Judging by the cascade of articles and comment from our current MSP in recent weeks, there is an election coming. Of course, communication from our elected representative at Holyrood is to be commended, but there needs to some quality in the quantity. And when I say quality, I mean truth. Surely, if we are to have the “positive campaign” she promised, that’s the least we all deserve?
Truth in politics is a bit like clay; it can be bent and shaped to construct whatever you want to say and in these days of ‘fake news’ it is all too easy to lose sight of what is right and what is wrong. Call me old-fashioned but this bending the truth is getting a little tiresome.
In her latest communication there is a claim that local mental health services have seen an increase of “4,600 per cent in waiting times for children’s mental health services”.
In truth this is a sensationalised figure, taken out of context during the middle of this terrible pandemic, and does not represent the bigger picture where NHS Shetland are meeting their targets. But it looks good on an election address.
In fact, “prior to the pandemic access to CAMHS in Shetland was the best in Scotland” (Kathleen Carolan, director of nursing and acute services NHS Shetland, quoted in Shetland News on 10 February: https://www.shetnews.co.uk/2021/02/10/nhs-shetland-defends-mental-health-service-against-libdem-charge/).

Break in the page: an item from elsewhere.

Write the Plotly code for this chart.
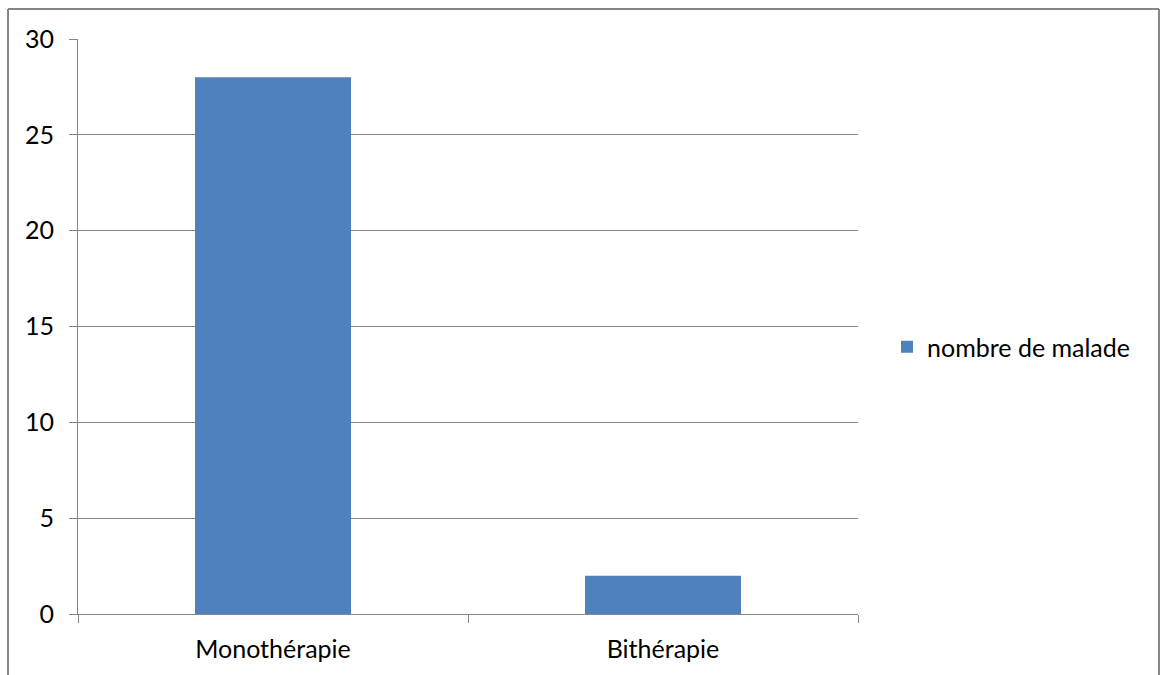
import plotly.graph_objects as go

categories = ["Monothérapie", "Bithérapie"]
patients = [28, 2]
series_name = "nombre de malade"
y_ticks = [0, 5, 10, 15, 20, 25, 30]

W, H = 1161, 675
L, R, T, B = 78, 858, 39, 614  # plot area in pixels

def px_x(p):
    return (p - L) / (R - L)

def px_y(p):
    return (B - p) / (B - T)

fig = go.Figure()
fig.add_trace(go.Bar(
    x=categories, y=patients, name=series_name,
    marker=dict(color="#4F81BD", line=dict(width=0)),
    width=0.4,
))

grey = "#868686"
fig.update_layout(
    width=W, height=H,
    margin=dict(l=L, r=W - R, t=T, b=H - B, pad=0),
    paper_bgcolor="white", plot_bgcolor="white",
    font=dict(family="Lato, Carlito, Calibri, sans-serif", size=25, color="#000000"),
    showlegend=True,
    legend=dict(x=px_x(887), y=px_y(347), xanchor="left", yanchor="middle",
                font=dict(size=25), itemwidth=30, bgcolor="rgba(0,0,0,0)",
                tracegroupgap=0),
    bargap=0.6,
    xaxis=dict(
        type="category", showline=True, linecolor=grey, linewidth=1,
        ticks="outside", ticklen=8, tickcolor=grey, tickson="boundaries",
        showgrid=False, ticklabelstandoff=13, tickfont=dict(size=25),
    ),
    yaxis=dict(
        range=[0, 30], tickvals=y_ticks, showline=True, linecolor=grey, linewidth=1,
        ticks="outside", ticklen=8, tickcolor=grey,
        showgrid=True, gridcolor=grey, gridwidth=1, zeroline=False,
        ticklabelstandoff=10, tickfont=dict(size=25),
    ),
    shapes=[
        dict(type="line", xref="paper", yref="paper", x0=px_x(8), x1=px_x(8),
             y0=px_y(9), y1=px_y(700), line=dict(color=grey, width=2)),
        dict(type="line", xref="paper", yref="paper", x0=px_x(8), x1=px_x(1159),
             y0=px_y(9), y1=px_y(9), line=dict(color=grey, width=2)),
        dict(type="line", xref="paper", yref="paper", x0=px_x(1159), x1=px_x(1159),
             y0=px_y(9), y1=px_y(700), line=dict(color=grey, width=2)),
    ],
)

fig.write_html("out.html")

We all know that resources are stretched at the moment but please spare a thought for the staff of mental health services who are doing their best in very trying circumstances, like many people in all walks of life these days.
I really do hope that this criticism of the system by the Liberal Democrats was not aimed at the people on the front line of a mental health crisis.
The Scottish Government is committed to delivering the support needed and have allocated an extra £120 million for mental health in the recent budget. This pandemic will affect more than just people who have contracted Covid-19 and therefore the SNP government will also invest nearly £10 million to speed up treatment in psychological therapies, such as counselling, for adults.
Of course we need to do much more to tackle mental health crisis: but talking down overstretched mental health workers at a time of national crisis does neither Beatrice nor her press office any credit.